▶ **Data excerpt**
Start

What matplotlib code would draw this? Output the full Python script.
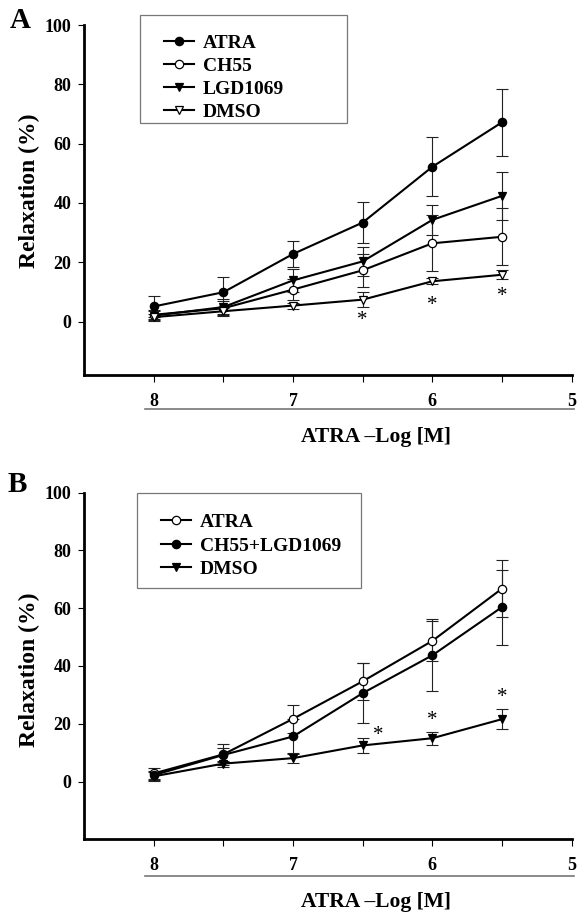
import matplotlib
matplotlib.use("Agg")
import matplotlib.pyplot as plt
from matplotlib.patches import Rectangle
from matplotlib.lines import Line2D

plt.rcParams["font.family"] = ["Liberation Serif", "DejaVu Serif"]
plt.rcParams["font.weight"] = "bold"

# -log[M] concentrations
conc = [8, 7.5, 7, 6.5, 6, 5.5]

# panel A
a_atra = [5.1, 9.9, 22.8, 33.4, 52.2, 67.2]
a_atra_err = [3.4, 5.0, 4.5, 7.0, 10.0, 11.2]
a_ch55 = [2.3, 4.5, 10.8, 17.3, 26.4, 28.6]
a_ch55_err = [1.5, 2.5, 3.5, 5.5, 9.4, 9.6]
a_lgd = [2.0, 4.9, 13.9, 20.3, 34.3, 42.4]
a_lgd_err = [1.5, 2.8, 3.9, 5.0, 5.0, 8.0]
a_dmso = [1.5, 3.5, 5.4, 7.4, 13.6, 15.8]
a_dmso_err = [1.2, 1.0, 1.0, 2.5, 1.0, 1.5]
a_star_x = [6.5, 6, 5.5]
a_star_y = [0.5, 5.5, 8.3]

# panel B
b_atra = [2.8, 9.4, 21.7, 34.7, 48.7, 66.8]
b_atra_err = [2.0, 3.6, 4.8, 6.3, 7.0, 9.8]
b_comb = [2.2, 9.2, 15.6, 30.6, 43.7, 60.4]
b_comb_err = [1.5, 2.5, 6.0, 10.5, 12.4, 13.0]
b_dmso = [1.8, 6.2, 8.1, 12.5, 15.0, 21.6]
b_dmso_err = [1.5, 1.0, 1.8, 2.5, 2.2, 3.5]
b_star_x = [6.39, 6, 5.5]
b_star_y = [15.9, 21.0, 29.0]

yticks = [0, 20, 40, 60, 80, 100]
xticks = [8, 7.5, 7, 6.5, 6, 5.5, 5]
xticklabels = ["8", "", "7", "", "6", "", "5"]

W, H = 580, 916
fig = plt.figure(figsize=(W / 100, H / 100), dpi=100)


def px(x0, y0, x1, y1):
    # pixel box -> figure fraction rect
    return [x0 / W, 1 - y1 / H, (x1 - x0) / W, (y1 - y0) / H]


def series(ax, y, err, marker, fill, label):
    ax.errorbar(conc, y, yerr=err, fmt="none", ecolor="#222222", elinewidth=0.8,
                capsize=4, capthick=0.8, zorder=2)
    ax.plot(conc, y, color="black", lw=1.5, marker=marker, markersize=6,
            markerfacecolor=fill, markeredgecolor="black", markeredgewidth=0.9,
            label=label, zorder=3)


def style(ax, ymin, xlab_y, uline_y, ylab_y):
    ax.set_xlim(8.5, 5)
    ax.set_ylim(ymin, 100)
    ax.spines["top"].set_visible(False)
    ax.spines["right"].set_visible(False)
    ax.spines["left"].set_linewidth(2)
    ax.spines["bottom"].set_linewidth(2)
    ax.set_yticks(yticks)
    ax.set_xticks(xticks)
    ax.set_xticklabels(xticklabels)
    ax.tick_params(axis="y", length=4, width=0.8, pad=5, labelsize=13)
    ax.tick_params(axis="x", length=5, width=0.8, pad=8, labelsize=13)
    for t in ax.get_xticklabels() + ax.get_yticklabels():
        t.set_fontweight("bold")
    ax.text(0.599, xlab_y, "ATRA \u2013Log [M]", transform=ax.transAxes,
            ha="center", va="center", fontsize=15.5, fontweight="bold")
    ax.add_line(Line2D([0.125, 1.005], [uline_y, uline_y], transform=ax.transAxes,
                       color="#777777", lw=1.2, clip_on=False))
    ax.text(-0.111, ylab_y, "Relaxation (%)", transform=ax.transAxes, rotation=90,
            ha="center", va="center", fontsize=17, fontweight="bold")


def stars(ax, xs, ys):
    for x, y in zip(xs, ys):
        ax.text(x, y, "*", ha="center", va="center", fontsize=15,
                fontweight="normal", zorder=4)


# ---- panel A
axA = fig.add_axes(px(84, 25, 571.7, 375))
series(axA, a_atra, a_atra_err, "o", "black", "ATRA")
series(axA, a_ch55, a_ch55_err, "o", "white", "CH55")
series(axA, a_lgd, a_lgd_err, "v", "black", "LGD1069")
series(axA, a_dmso, a_dmso_err, "v", "white", "DMSO")
stars(axA, a_star_x, a_star_y)
style(axA, -18, -0.177, -0.097, 0.526)

fig.patches.append(Rectangle((140 / W, 1 - 123 / H), 207 / W, 108 / H,
                             transform=fig.transFigure, fill=False,
                             edgecolor="#777777", lw=0.9))
axA.legend(loc="upper left", bbox_to_anchor=(164 / W, 1 - 34.5 / H),
           bbox_transform=fig.transFigure, frameon=False, fontsize=14,
           handlelength=1.55, handletextpad=0.45, labelspacing=0.27,
           borderpad=0, borderaxespad=0)

# ---- panel B
axB = fig.add_axes(px(84, 492.7, 571.7, 839.3))
series(axB, b_atra, b_atra_err, "o", "white", "ATRA")
series(axB, b_comb, b_comb_err, "o", "black", "CH55+LGD1069")
series(axB, b_dmso, b_dmso_err, "v", "black", "DMSO")
stars(axB, b_star_x, b_star_y)
style(axB, -20, -0.181, -0.106, 0.488)

fig.patches.append(Rectangle((137 / W, 1 - 588 / H), 224 / W, 95 / H,
                             transform=fig.transFigure, fill=False,
                             edgecolor="#777777", lw=0.9))
axB.legend(loc="upper left", bbox_to_anchor=(161 / W, 1 - 513.5 / H),
           bbox_transform=fig.transFigure, frameon=False, fontsize=14,
           handlelength=1.55, handletextpad=0.45, labelspacing=0.3,
           borderpad=0, borderaxespad=0)

fig.text(10 / W, 1 - 20 / H, "A", fontsize=21, fontweight="bold", va="center")
fig.text(8 / W, 1 - 485 / H, "B", fontsize=21, fontweight="bold", va="center")

fig.savefig("out.png", dpi=100)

End

▶ **Problem to solve**
Please reproduce the listing exactly from its opening line through the line that contains "return [x0 /", both included, with all pictures omitted.

▶ **Result of this task**
What matplotlib code would draw this? Output the full Python script.
import matplotlib
matplotlib.use("Agg")
import matplotlib.pyplot as plt
from matplotlib.patches import Rectangle
from matplotlib.lines import Line2D

plt.rcParams["font.family"] = ["Liberation Serif", "DejaVu Serif"]
plt.rcParams["font.weight"] = "bold"

# -log[M] concentrations
conc = [8, 7.5, 7, 6.5, 6, 5.5]

# panel A
a_atra = [5.1, 9.9, 22.8, 33.4, 52.2, 67.2]
a_atra_err = [3.4, 5.0, 4.5, 7.0, 10.0, 11.2]
a_ch55 = [2.3, 4.5, 10.8, 17.3, 26.4, 28.6]
a_ch55_err = [1.5, 2.5, 3.5, 5.5, 9.4, 9.6]
a_lgd = [2.0, 4.9, 13.9, 20.3, 34.3, 42.4]
a_lgd_err = [1.5, 2.8, 3.9, 5.0, 5.0, 8.0]
a_dmso = [1.5, 3.5, 5.4, 7.4, 13.6, 15.8]
a_dmso_err = [1.2, 1.0, 1.0, 2.5, 1.0, 1.5]
a_star_x = [6.5, 6, 5.5]
a_star_y = [0.5, 5.5, 8.3]

# panel B
b_atra = [2.8, 9.4, 21.7, 34.7, 48.7, 66.8]
b_atra_err = [2.0, 3.6, 4.8, 6.3, 7.0, 9.8]
b_comb = [2.2, 9.2, 15.6, 30.6, 43.7, 60.4]
b_comb_err = [1.5, 2.5, 6.0, 10.5, 12.4, 13.0]
b_dmso = [1.8, 6.2, 8.1, 12.5, 15.0, 21.6]
b_dmso_err = [1.5, 1.0, 1.8, 2.5, 2.2, 3.5]
b_star_x = [6.39, 6, 5.5]
b_star_y = [15.9, 21.0, 29.0]

yticks = [0, 20, 40, 60, 80, 100]
xticks = [8, 7.5, 7, 6.5, 6, 5.5, 5]
xticklabels = ["8", "", "7", "", "6", "", "5"]

W, H = 580, 916
fig = plt.figure(figsize=(W / 100, H / 100), dpi=100)


def px(x0, y0, x1, y1):
    # pixel box -> figure fraction rect
    return [x0 / W, 1 - y1 / H, (x1 - x0) / W, (y1 - y0) / H]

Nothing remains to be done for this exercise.